Kristal werd geboren in een religieuze joodse familie in Polen, toen onderdeel van het Russische Rijk. Zijn vader, een Thora geleerde, zorgde ervoor dat zijn zoon een religieuze opvoeding kreeg en wekte de jongen iedere morgen om vijf voor zijn studies.

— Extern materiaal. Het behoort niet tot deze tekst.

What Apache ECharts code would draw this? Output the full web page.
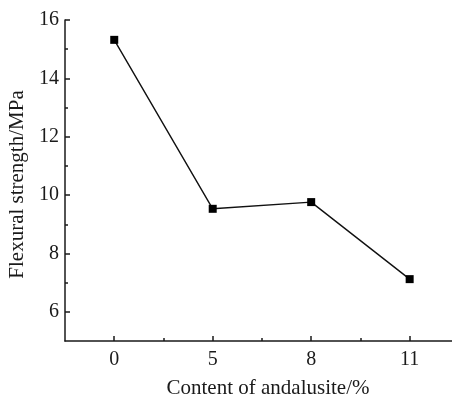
<!DOCTYPE html>
<html>
<head>
<meta charset="utf-8">
<script src="https://cdn.jsdelivr.net/npm/echarts@6/dist/echarts.min.js"></script>
<style>
  html, body { margin: 0; padding: 0; background: #fff; }
  #chart { width: 452px; height: 399px; }
</style>
</head>
<body>
<div id="chart"></div>
<script>
// data
const contents = ['0', '5', '8', '11']
const strength = [15.32, 9.53, 9.76, 7.12]
const yLabels = [6, 8, 10, 12, 14, 16]
const yMinor = [7, 9, 11, 13, 15]

const font = 'Liberation Serif'
const ink = '#1a1a1a'

// categories sit at 0..3, the axis runs past the right edge
const xPos = contents.map((c, i) => i)
const xBounds = xPos.slice(1).map(i => i - 0.5)

const chart = echarts.init(document.getElementById('chart'))
chart.setOption({
  animation: false,
  grid: { left: 65, right: 0, top: 20, bottom: 58, outerBoundsMode: 'none' },
  xAxis: [
    {
      type: 'value',
      min: -0.5,
      max: 3.43,
      name: 'Content of andalusite/%',
      nameLocation: 'middle',
      nameGap: 37,
      nameTextStyle: { fontFamily: font, fontSize: 21, color: ink, padding: [0, 0, 0, 19] },
      axisLine: { show: true, onZero: false, lineStyle: { color: ink, width: 1.5 } },
      axisTick: { show: true, inside: true, length: 5, customValues: xPos, lineStyle: { color: ink, width: 1.5 } },
      axisLabel: { fontFamily: font, fontSize: 20, color: ink, margin: 9, customValues: xPos, formatter: v => contents[v] },
      splitLine: { show: false }
    },
    {
      type: 'value',
      min: -0.5,
      max: 3.43,
      position: 'bottom',
      axisLine: { show: false, onZero: false },
      axisTick: { show: true, inside: true, length: 3, customValues: xBounds, lineStyle: { color: ink, width: 1.5 } },
      axisLabel: { show: false },
      splitLine: { show: false }
    }
  ],
  yAxis: [
    {
      type: 'value',
      min: 5,
      max: 16,
      name: 'Flexural strength/MPa',
      nameLocation: 'middle',
      nameGap: 27,
      nameTextStyle: { fontFamily: font, fontSize: 21, color: ink, padding: [0, 8, 0, 0] },
      axisLine: { show: true, onZero: false, lineStyle: { color: ink, width: 1.5 } },
      axisTick: { show: true, inside: true, length: 5, customValues: yLabels, lineStyle: { color: ink, width: 1.5 } },
      axisLabel: { fontFamily: font, fontSize: 20, color: ink, margin: 6, customValues: yLabels },
      splitLine: { show: false }
    },
    {
      type: 'value',
      min: 5,
      max: 16,
      position: 'left',
      axisLine: { show: false, onZero: false },
      axisTick: { show: true, inside: true, length: 3, customValues: yMinor, lineStyle: { color: ink, width: 1.5 } },
      axisLabel: { show: false },
      splitLine: { show: false }
    }
  ],
  series: [
    {
      type: 'line',
      data: strength.map((v, i) => [xPos[i], v]),
      symbol: 'rect',
      symbolSize: 8,
      itemStyle: { color: '#000' },
      lineStyle: { color: '#111', width: 1.4 }
    }
  ]
})
</script>
</body>
</html>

Hij kon de Hebreeuwse Bijbel lezen toen hij vier was en de Misjna (mondelinge leer van de Thora) toen hij zes was. Zijn moeder overleed toen hij zeven was. Voordat de eerste Wereldoorlog in 1914 uitbrak, zag hij Keizer Franz Joseph toen de monarch in een open auto door zijn stad reed. Zijn vader, die opgeroepen werd in het keizerlijke Russische leger, stierf kort na het begin van de oorlog. Toen hij 17 was begon Kristal te werken in de snoepfabriek van zijn familie. In 1928 trouwde hij en kreeg twee kinderen.
In 1940 nadat de Nazi’s Polen hadden ingenomen werd Kristal met zijn familie gedwongen in het getto van Warschau te wonen. Zijn twee kinderen stierven daar. Kristal en zijn vrouw werden in 1944 naar het concentratiekamp Auschwitz gebracht. Daar stierf zijn vrouw. Over Auschwitz zei Kirstal: “Je zou twee boeken kunnen schrijven over iedere dag daar”.
Kristal bleef zijn hele leven gelovig.